UXBRIDGE– Most professional hockey players who grew up in Canada can reflect back on their junior career and come up with a story or two about time spent in the Canadian Hockey League.
It is, after all, the most common path to professional hockey for a 16 year old.
But Toronto Maple Leafs prospect Will Acton took a different route; one that all began with a season of Central League Junior “C” hockey as a member of the Uxbridge Bruins.
Born in Minnesota, Acton moved around for the early part of his life, following his father Keith’s hockey career, until finally landing permanently in Stouffville at the age of 13.
After some minor hockey with his local Stouffville club, Acton looked at furthering his hockey development and turned to the OJHL Junior “A” level. Unfortunately, at that point in his career he wasn’t ready for the jump but that turned out to be just fine for the 16 year old high school student.
“The fall going into grade 11 was a little crazy. I was trying out for the Stouffville Spirit and Markham Waxers and I got cut from both of them pretty late and then just like that I didn’t have a team. The season was starting that weekend and I didn’t have a spot anywhere and I was really fortunate that the Uxbridge Bruins gave me a chance. It ended up being one of my fondest years playing hockey. It was a lot of fun”
While most players his age with aspirations of pro hockey were playing a much higher level than Central Ontario Junior “C”, the now 24 year old was happy the way his junior career started out and it was easy for him to embrace playing for Uxbridge.
“I found out quickly how great of a town it is and the type of people that are always there. Playing junior hockey there was great. I found out how to hang out with the boys all the time and when I look back I’m really glad it worked out the way it did. I learned a lot about junior hockey.”
It was the 2003-04 season that Acton donned the black and yellow. And before ever playing a game he had already been told what to expect; he just didn’t know what he would learn.
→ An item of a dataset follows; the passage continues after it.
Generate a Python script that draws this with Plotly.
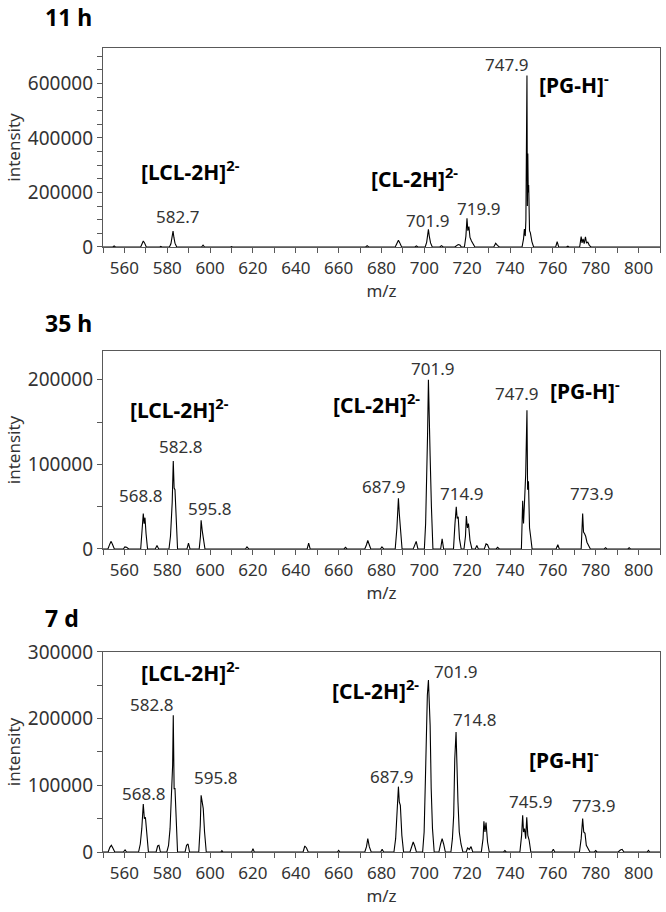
import plotly.graph_objects as go

# ---- spectrum data (m/z, intensity) ----
mz_11h = [550, 554.6, 555.2, 555.8,
          567.6, 568.2, 568.8, 569.4, 570.2,
          576.5, 577.0, 577.5,
          581.0, 581.7, 582.2, 582.7, 583.1, 583.6, 584.4,
          596.0, 596.7, 597.4,
          609.5, 610.0, 610.5,
          672.6, 673.3, 674.0,
          686.4, 687.2, 687.9, 688.5, 689.4,
          695.6, 696.3, 697.0,
          700.4, 701.1, 701.6, 701.9, 702.3, 702.9, 703.7,
          707.2, 708.0, 708.8,
          714.2, 715.0, 715.8, 716.6, 717.3,
          718.7, 719.4, 719.9, 720.3, 720.8, 721.3, 722.0, 722.8, 723.6,
          732.4, 733.3, 734.1, 735.0,
          745.6, 746.3, 746.7, 747.1, 747.4, 747.9, 748.1, 748.3, 748.5, 748.7, 749.1, 749.5, 750.2, 751.0,
          761.3, 762.0, 762.7,
          766.3, 767.0, 767.5,
          772.5, 773.2, 773.6, 774.1, 774.6, 775.2, 775.7, 776.3, 777.0, 777.8,
          810]
int_11h = [0, 0, 4000, 0,
           0, 14000, 22000, 15000, 0,
           0, 2000, 0,
           0, 12000, 30000, 58000, 35000, 14000, 0,
           0, 7000, 0,
           0, 1500, 0,
           0, 5000, 0,
           0, 14000, 25000, 16000, 0,
           0, 4000, 0,
           0, 18000, 45000, 65000, 40000, 15000, 0,
           0, 5000, 0,
           0, 6000, 9000, 7000, 0,
           0, 40000, 105000, 60000, 75000, 35000, 22000, 8000, 0,
           0, 14000, 6000, 0,
           0, 30000, 66000, 40000, 99000, 629000, 150000, 343000, 200000, 227000, 60000, 52000, 20000, 0,
           0, 20000, 0,
           0, 3000, 0,
           0, 38000, 15000, 30000, 12000, 37000, 14000, 18000, 6000, 0,
           0]

mz_35h = [550, 552.3, 553.2, 553.8, 554.5, 555.3,
          559.5, 560.2, 561.0, 562.0,
          567.6, 568.3, 568.8, 569.2, 569.6, 570.1, 570.8,
          574.4, 575.2, 576.0,
          580.8, 581.5, 581.9, 582.3, 582.8, 583.2, 583.6, 584.1, 584.8,
          589.2, 589.9, 590.6,
          594.9, 595.5, 595.8, 596.3, 596.9, 597.6,
          616.5, 617.2, 618.0,
          645.3, 646.0, 646.7,
          662.5, 663.2, 663.9,
          672.2, 673.0, 673.6, 674.3, 675.0,
          679.5, 680.2, 681.0,
          686.4, 687.2, 687.6, 687.9, 688.3, 688.8, 689.6,
          694.8, 695.6, 696.2, 697.0,
          700.0, 700.6, 701.2, 701.5, 701.9, 702.3, 702.7, 703.3, 704.0,
          707.6, 708.3, 709.0,
          713.6, 714.3, 714.9, 715.3, 715.8, 716.4, 717.2,
          718.5, 719.2, 719.6, 720.1, 720.6, 721.3, 722.2,
          723.8, 724.5, 725.2,
          728.0, 728.8, 729.5, 730.3,
          733.5, 734.2, 735.0,
          745.3, 745.9, 746.3, 746.7, 747.3, 747.9, 748.2, 748.6, 749.1, 749.6, 750.3,
          761.5, 762.3, 763.0,
          773.2, 773.9, 774.3, 774.8, 775.3, 775.9, 776.6, 777.5,
          784.0, 784.6, 785.2,
          795.0, 795.6, 796.2,
          810]
int_35h = [0, 0, 6000, 9000, 5000, 0,
           0, 2500, 2000, 0,
           0, 20000, 42000, 30000, 37000, 18000, 0,
           0, 4000, 0,
           0, 15000, 38000, 55000, 104000, 72000, 70000, 30000, 0,
           0, 7000, 0,
           0, 15000, 34000, 22000, 10000, 0,
           0, 2500, 0,
           0, 7000, 0,
           0, 2000, 0,
           0, 5000, 10000, 5000, 0,
           0, 2500, 0,
           0, 25000, 48000, 60000, 42000, 20000, 0,
           0, 6000, 9000, 0,
           0, 30000, 90000, 135000, 200000, 130000, 110000, 50000, 0,
           0, 12000, 0,
           0, 30000, 50000, 36000, 38000, 12000, 0,
           0, 15000, 39000, 25000, 30000, 10000, 0,
           0, 4000, 0,
           0, 6000, 5000, 0,
           0, 2000, 0,
           0, 57000, 30000, 52000, 88000, 164000, 70000, 80000, 25000, 15000, 0,
           0, 5000, 0,
           0, 42000, 20000, 18000, 15000, 8000, 4000, 0,
           0, 1500, 0,
           0, 1500, 0,
           0]

mz_7d = [550, 552.4, 553.2, 553.9, 554.6, 555.5,
         559.5, 560.3, 561.0,
         566.6, 567.4, 568.1, 568.8, 569.3, 569.8, 570.4, 571.2,
         574.8, 575.5, 576.1, 576.8,
         579.8, 580.6, 581.3, 582.0, 582.5, 582.8, 583.2, 583.6, 584.1, 584.8,
         588.3, 589.0, 589.7, 590.4,
         594.7, 595.4, 595.8, 596.3, 596.8, 597.4, 598.2,
         605.0, 605.5, 606.0,
         619.4, 620.0, 620.6,
         643.4, 644.2, 645.0, 645.8,
         659.4, 660.0, 660.6,
         672.2, 673.0, 673.6, 674.3, 675.2,
         679.6, 680.3, 681.0,
         685.8, 686.6, 687.3, 687.9, 688.3, 688.8, 689.5, 690.3,
         693.3, 694.1, 694.8, 695.5, 696.3,
         699.2, 699.9, 700.5, 701.0, 701.4, 701.9, 702.3, 702.7, 703.2, 703.8, 704.6,
         706.8, 707.6, 708.3, 709.0, 709.8,
         712.4, 713.1, 713.7, 714.2, 714.8, 715.2, 715.7, 716.3, 717.1, 718.0,
         719.5, 720.2, 721.0, 721.8, 722.6,
         726.6, 727.4, 727.8, 728.3, 728.8, 729.5, 730.3,
         737.0, 737.6, 738.2,
         744.6, 745.4, 745.9, 746.3, 746.8, 747.3, 747.8, 748.3, 748.9, 749.7,
         759.5, 760.2, 760.9,
         772.4, 773.2, 773.9, 774.4, 775.0, 775.6, 776.4, 777.3,
         779.4, 780.0, 780.6,
         790.5, 791.5, 792.3, 793.2,
         804.0, 804.6, 805.2,
         810]
int_7d = [0, 0, 7000, 10000, 6000, 0,
          0, 3000, 0,
          0, 12000, 35000, 72000, 50000, 52000, 25000, 0,
          0, 9000, 10000, 0,
          0, 10000, 35000, 80000, 130000, 205000, 95000, 95000, 40000, 0,
          0, 10000, 12000, 0,
          0, 40000, 85000, 72000, 65000, 30000, 0,
          0, 2000, 0,
          0, 5000, 0,
          0, 9000, 6000, 0,
          0, 2500, 0,
          0, 8000, 20000, 8000, 0,
          0, 4000, 0,
          0, 20000, 60000, 98000, 75000, 70000, 25000, 0,
          0, 8000, 15000, 9000, 0,
          0, 30000, 110000, 200000, 235000, 258000, 215000, 190000, 95000, 35000, 0,
          0, 12000, 20000, 12000, 0,
          0, 20000, 55000, 140000, 180000, 120000, 75000, 30000, 12000, 0,
          0, 6000, 4000, 8000, 0,
          0, 20000, 46000, 30000, 44000, 15000, 0,
          0, 2000, 0,
          0, 25000, 55000, 30000, 35000, 20000, 52000, 25000, 18000, 0,
          0, 4000, 0,
          0, 20000, 50000, 30000, 28000, 10000, 5000, 0,
          0, 2000, 0,
          0, 3000, 4000, 0,
          0, 2500, 0,
          0]

panel_titles = ["11 h", "35 h", "7 d"]
y_max = [730000, 234000, 300000]
y_dtick = [200000, 100000, 100000]

# species labels: (text, m/z, intensity)
species_11h = [("[LCL-2H]<sup>2-</sup>", 566.9, 281700), ("[CL-2H]<sup>2-</sup>", 674.3, 256000),
               ("[PG-H]<sup>-</sup>", 752.7, 600000)]
species_35h = [("[LCL-2H]<sup>2-</sup>", 561.8, 166000), ("[CL-2H]<sup>2-</sup>", 656.5, 172000),
               ("[PG-H]<sup>-</sup>", 757.8, 188000)]
species_7d = [("[LCL-2H]<sup>2-</sup>", 566.6, 270000), ("[CL-2H]<sup>2-</sup>", 656.1, 243000),
              ("[PG-H]<sup>-</sup>", 747.8, 140500)]

# peak m/z labels: (text, m/z, intensity)
peaks_11h = [("747.9", 738.2, 669600), ("582.7", 585.0, 110900), ("701.9", 701.7, 96200),
             ("719.9", 725.1, 142700)]
peaks_35h = [("701.9", 704.0, 213000), ("747.9", 743.2, 184000), ("582.8", 586.1, 120800),
             ("568.8", 567.4, 63800), ("595.8", 599.6, 48000), ("687.9", 681.0, 73500),
             ("714.9", 717.5, 65000), ("773.9", 777.9, 65000)]
peaks_7d = [("701.9", 714.6, 270000), ("714.8", 723.4, 198000), ("687.9", 684.5, 113000),
            ("745.9", 749.4, 75500), ("773.9", 778.9, 69000), ("582.8", 572.5, 220500),
            ("568.8", 568.9, 88000), ("595.8", 602.5, 112000)]

spectra = [(mz_11h, int_11h), (mz_35h, int_35h), (mz_7d, int_7d)]
species = [species_11h, species_35h, species_7d]
peaks = [peaks_11h, peaks_35h, peaks_7d]

# layout geometry (paper fractions)
domains = [[0.7525, 1.0], [0.3769, 0.6231], [0.0, 0.2488]]
title_y = [1.039, 0.658, 0.291]

FONT = "Noto Sans"
AX = "#595959"
TXT = "#333333"

fig = go.Figure()
annotations = []

for i, (mz, inten) in enumerate(spectra):
    n = "" if i == 0 else str(i + 1)
    fig.add_trace(go.Scatter(x=mz, y=inten, mode="lines",
                             line=dict(color="black", width=1.1),
                             xaxis="x" + n, yaxis="y" + n, showlegend=False))

    fig.layout["xaxis" + n] = dict(
        domain=[0, 1], anchor="y" + n, range=[550, 810],
        tick0=0, dtick=20, ticks="outside", ticklen=5, tickcolor=AX,
        minor=dict(dtick=10, ticks="outside", ticklen=5, tickcolor=AX),
        showline=True, mirror=True, linecolor=AX, linewidth=1.3,
        showgrid=False, zeroline=False,
        tickfont=dict(family=FONT, size=17, color=TXT),
        title=dict(text="m/z", standoff=6, font=dict(family=FONT, size=17, color=TXT)),
    )
    fig.layout["yaxis" + n] = dict(
        domain=domains[i], anchor="x" + n, range=[0, y_max[i]],
        tick0=0, dtick=y_dtick[i], tickformat="d",
        ticks="outside", ticklen=5, tickcolor=AX,
        minor=dict(dtick=50000, ticks="outside", ticklen=5, tickcolor=AX),
        showline=True, mirror=True, linecolor=AX, linewidth=1.3,
        showgrid=False, zeroline=False,
        tickfont=dict(family=FONT, size=19, color=TXT),
        title=dict(text="intensity", standoff=2, font=dict(family=FONT, size=17, color=TXT)),
    )

    for txt, x, y in species[i]:
        annotations.append(dict(text="<b>" + txt + "</b>", x=x, y=y, xref="x" + n, yref="y" + n,
                                xanchor="left", yanchor="middle", showarrow=False,
                                font=dict(family=FONT, size=21, color="black")))
    for txt, x, y in peaks[i]:
        annotations.append(dict(text=txt, x=x, y=y, xref="x" + n, yref="y" + n,
                                xanchor="center", yanchor="middle", showarrow=False,
                                font=dict(family=FONT, size=17, color=TXT)))
    annotations.append(dict(text="<b>" + panel_titles[i] + "</b>", x=-0.1077, y=title_y[i],
                            xref="paper", yref="paper", xanchor="left", yanchor="middle",
                            showarrow=False, font=dict(family=FONT, size=23, color="black")))

fig.update_layout(
    width=666, height=912,
    margin=dict(l=103, r=6, t=48, b=60),
    plot_bgcolor="white", paper_bgcolor="white",
    annotations=annotations,
)

# page body has a default 8px margin; drop it so the figure fills the window
fig.write_html("out.html", config={"displayModeBar": False},
               post_script="document.body.style.margin='0';document.body.style.overflow='hidden';")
“I remember when I went there; people familiar with the league from previous seasons knew it as the zoo at one point. I remember seeing things in Junior C that if people saw it on Sports Centre today they would go insane. You learn if you’re going to run your mouth and run guys and be a dirty player you were going to have to answer it. It taught me respect.”
He remembers his first goal, first game, team functions run by the veterans and carpooling to the Uxbridge arena for Friday night games but it was how his season unfolded that he remembers most.
“I remember the last game we played. We were down to Lakefield three nothing in the series and we had a special guest speech and it motivated us and we won three games in a row and tied the series at three. Then we went to Lakefield for game seven and we went double overtime and we ended up losing. It was really a heart break and it was an experience where at the end of the season you’re very close as a group and with one goal it’s over and everyone headed their separate ways”
Acton’s separate way took him to the OJHL Junior “A” for the next three seasons where he played for the Stouffville Spirit. Then as a 19 year old he headed to Michigan to play University hockey. Four years in University not only earned Acton a degree in Finance and Economics but also kept his opportunity of pro hockey alive as he continued to use what he had been taught during his time in Uxbridge.
“I went to Lake Superior State after junior. That was a great experience. Going there I used a lot of what I learned with the Bruins. Uxbridge was great for me because it taught me the growing process of hockey and making goals. I’ve used it at all three levels of hockey and I plan to keep using it.”
By his final year at LSSU, he had won Most Improved Player Award twice and caught the eye of Toronto Maple Leafs management; which earned some playing time with their development team the Toronto Marlies.
Now signed to the Marlies, it looks like Acton will be starting the 2011/12 season as a member of the American Hockey League; a league one step below the big show. His road to a pro career took more time than some but it isn’t a path he would change. In fact, a season of Junior C with the Bruins to start his junior career is something he feels assisted in making him the Leaf prospect he is today.
“Playing in Uxbridge was an experience that comes back to where I am today with the Toronto Marlies.”